§ Short task
Please transcribe the data that follows without the pictures, keeping every word the same.

§ Supplied data

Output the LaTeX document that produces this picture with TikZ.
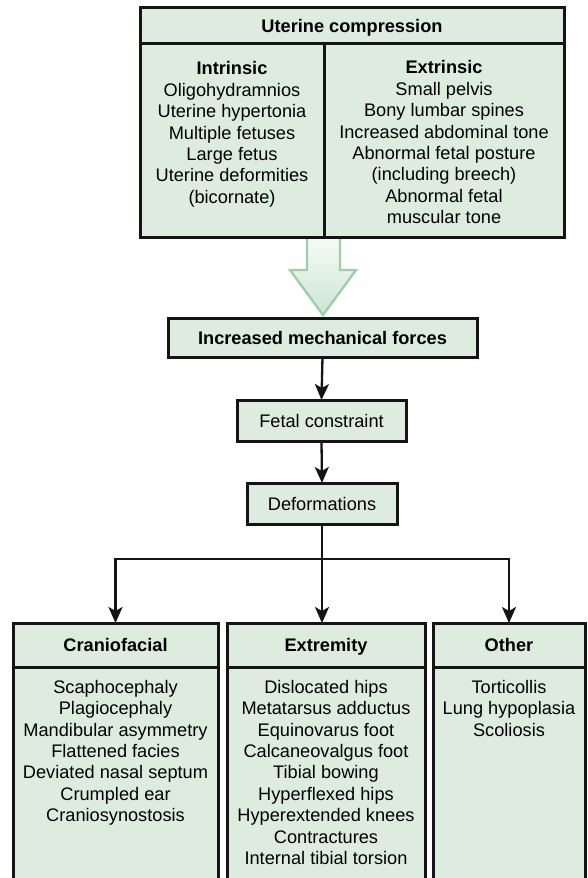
\documentclass[tikz,border=0pt]{standalone}
\usepackage{fontspec}
\setmainfont{Liberation Sans}
\usepackage{xcolor}
\usetikzlibrary{calc}
\usetikzlibrary{arrows.meta}
\def\boxedge{3}
\def\flowedge{2.3}
\definecolor{boxfill}{HTML}{DEECE0}
\definecolor{edgeblack}{rgb}{0.08,0.08,0.08}
\definecolor{bigarrowedge}{HTML}{9DD0A8}
\definecolor{bigarrowtop}{HTML}{F6FBF7}
\definecolor{bigarrowbottom}{HTML}{CDE6D3}
\newcommand{\fsz}{\fontsize{18.2}{21.4}\selectfont}
\tikzset{
  box/.style={draw=edgeblack, fill=boxfill, line width=\boxedge, inner sep=0pt, outer sep=0pt,
              text height=13.2pt, text depth=0pt, font=\fsz},
  listtext/.style={anchor=north, inner sep=0pt, align=center, font=\fsz},
  flow/.style={draw=edgeblack, line width=\flowedge, -{Stealth[length=16pt, width=14pt, inset=4pt]}},
}
\begin{document}
\begin{tikzpicture}[x = 1pt, y = -1pt]
        \useasboundingbox (0,0) rectangle (587,878);
        \clip (0,0) rectangle (587,878);

        % big arrow out of the top box
        \draw [line width=2.4, color=bigarrowedge, top color=bigarrowtop, bottom color=bigarrowbottom, line join=miter]
            (307,236) -- (307,270) -- (290,270) -- (323,315) -- (356,270) -- (340,270) -- (340,236);

        % uterine compression
            \node [box, minimum width=424, minimum height=36] (uc) at (352,25.5){\textbf{Uterine compression}};
            \node [box, minimum width=184, minimum height=194, anchor=north west] (intr) at (uc.south west){};
            \node [box, minimum width=240, minimum height=194, anchor=north east] (extr) at (uc.south east){};

            \node [listtext] (intrtext) at ($(intr.north) + (0,18)$){\textbf{Intrinsic}\\Oligohydramnios\\Uterine hypertonia\\Multiple fetuses\\Large fetus\\Uterine deformities\\(bicornate)};
            \node [listtext] (extrtext) at ($(extr.north) + (0,17)$){\textbf{Extrinsic}\\Small pelvis\\Bony lumbar spines\\Increased abdominal tone\\Abnormal fetal posture\\(including breech)\\Abnormal fetal\\muscular tone};

        % chain
            \node [box, minimum width=309, minimum height=39] (imf) at (322.5,337.5){\textbf{Increased mechanical forces}};
            \node [box, minimum width=169, minimum height=41] (fc) at (321.5,420.5){Fetal constraint};
            \node [box, minimum width=150, minimum height=41] (def) at (322,503.5){Deformations};

        \draw [flow] (imf.south) -- (fc.north);
        \draw [flow] (fc.south) -- (def.north);

        % the three groups
            \node [box, minimum width=205, minimum height=44] (cranhead) at (115.5,645){\textbf{Craniofacial}};
            \node [box, minimum width=198, minimum height=44] (exthead) at (326,645){\textbf{Extremity}};
            \node [box, minimum width=152, minimum height=44] (othhead) at (509,645){\textbf{Other}};

            \node [box, minimum width=205, minimum height=230, anchor=north] (cranbody) at (cranhead.south){};
            \node [box, minimum width=198, minimum height=230, anchor=north] (extbody) at (exthead.south){};
            \node [box, minimum width=152, minimum height=230, anchor=north] (othbody) at (othhead.south){};

            \node [listtext] (crantext) at ($(cranbody.north) + (0,13)$){Scaphocephaly\\Plagiocephaly\\Mandibular asymmetry\\Flattened facies\\Deviated nasal septum\\Crumpled ear\\Craniosynostosis};
            \node [listtext] (exttext) at ($(extbody.north) + (0,13)$){Dislocated hips\\Metatarsus adductus\\Equinovarus foot\\Calcaneovalgus foot\\Tibial bowing\\Hyperflexed hips\\Hyperextended knees\\Contractures\\Internal tibial torsion};
            \node [listtext] (othtext) at ($(othbody.north) + (0,13)$){Torticollis\\Lung hypoplasia\\Scoliosis};

        \coordinate (split) at ($(def.south) + (0,35)$);
        \draw [line width=\flowedge, color=edgeblack] (def.south) -- (split);
        \draw [flow] (split) -- (exthead.north -| split);
        \draw [flow] (split) -| (cranhead.north);
        \draw [flow] (split) -| (othhead.north);

        \end{tikzpicture}
\end{document}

§ Solved problem
Output the LaTeX document that produces this picture with TikZ.
\documentclass[tikz,border=0pt]{standalone}
\usepackage{fontspec}
\setmainfont{Liberation Sans}
\usepackage{xcolor}
\usetikzlibrary{calc}
\usetikzlibrary{arrows.meta}
\def\boxedge{3}
\def\flowedge{2.3}
\definecolor{boxfill}{HTML}{DEECE0}
\definecolor{edgeblack}{rgb}{0.08,0.08,0.08}
\definecolor{bigarrowedge}{HTML}{9DD0A8}
\definecolor{bigarrowtop}{HTML}{F6FBF7}
\definecolor{bigarrowbottom}{HTML}{CDE6D3}
\newcommand{\fsz}{\fontsize{18.2}{21.4}\selectfont}
\tikzset{
  box/.style={draw=edgeblack, fill=boxfill, line width=\boxedge, inner sep=0pt, outer sep=0pt,
              text height=13.2pt, text depth=0pt, font=\fsz},
  listtext/.style={anchor=north, inner sep=0pt, align=center, font=\fsz},
  flow/.style={draw=edgeblack, line width=\flowedge, -{Stealth[length=16pt, width=14pt, inset=4pt]}},
}
\begin{document}
\begin{tikzpicture}[x = 1pt, y = -1pt]
        \useasboundingbox (0,0) rectangle (587,878);
        \clip (0,0) rectangle (587,878);

        % big arrow out of the top box
        \draw [line width=2.4, color=bigarrowedge, top color=bigarrowtop, bottom color=bigarrowbottom, line join=miter]
            (307,236) -- (307,270) -- (290,270) -- (323,315) -- (356,270) -- (340,270) -- (340,236);

        % uterine compression
            \node [box, minimum width=424, minimum height=36] (uc) at (352,25.5){\textbf{Uterine compression}};
            \node [box, minimum width=184, minimum height=194, anchor=north west] (intr) at (uc.south west){};
            \node [box, minimum width=240, minimum height=194, anchor=north east] (extr) at (uc.south east){};

            \node [listtext] (intrtext) at ($(intr.north) + (0,18)$){\textbf{Intrinsic}\\Oligohydramnios\\Uterine hypertonia\\Multiple fetuses\\Large fetus\\Uterine deformities\\(bicornate)};
            \node [listtext] (extrtext) at ($(extr.north) + (0,17)$){\textbf{Extrinsic}\\Small pelvis\\Bony lumbar spines\\Increased abdominal tone\\Abnormal fetal posture\\(including breech)\\Abnormal fetal\\muscular tone};

        % chain
            \node [box, minimum width=309, minimum height=39] (imf) at (322.5,337.5){\textbf{Increased mechanical forces}};
            \node [box, minimum width=169, minimum height=41] (fc) at (321.5,420.5){Fetal constraint};
            \node [box, minimum width=150, minimum height=41] (def) at (322,503.5){Deformations};

        \draw [flow] (imf.south) -- (fc.north);
        \draw [flow] (fc.south) -- (def.north);

        % the three groups
            \node [box, minimum width=205, minimum height=44] (cranhead) at (115.5,645){\textbf{Craniofacial}};
            \node [box, minimum width=198, minimum height=44] (exthead) at (326,645){\textbf{Extremity}};
            \node [box, minimum width=152, minimum height=44] (othhead) at (509,645){\textbf{Other}};

            \node [box, minimum width=205, minimum height=230, anchor=north] (cranbody) at (cranhead.south){};
            \node [box, minimum width=198, minimum height=230, anchor=north] (extbody) at (exthead.south){};
            \node [box, minimum width=152, minimum height=230, anchor=north] (othbody) at (othhead.south){};

            \node [listtext] (crantext) at ($(cranbody.north) + (0,13)$){Scaphocephaly\\Plagiocephaly\\Mandibular asymmetry\\Flattened facies\\Deviated nasal septum\\Crumpled ear\\Craniosynostosis};
            \node [listtext] (exttext) at ($(extbody.north) + (0,13)$){Dislocated hips\\Metatarsus adductus\\Equinovarus foot\\Calcaneovalgus foot\\Tibial bowing\\Hyperflexed hips\\Hyperextended knees\\Contractures\\Internal tibial torsion};
            \node [listtext] (othtext) at ($(othbody.north) + (0,13)$){Torticollis\\Lung hypoplasia\\Scoliosis};

        \coordinate (split) at ($(def.south) + (0,35)$);
        \draw [line width=\flowedge, color=edgeblack] (def.south) -- (split);
        \draw [flow] (split) -- (exthead.north -| split);
        \draw [flow] (split) -| (cranhead.north);
        \draw [flow] (split) -| (othhead.north);

        \end{tikzpicture}
\end{document}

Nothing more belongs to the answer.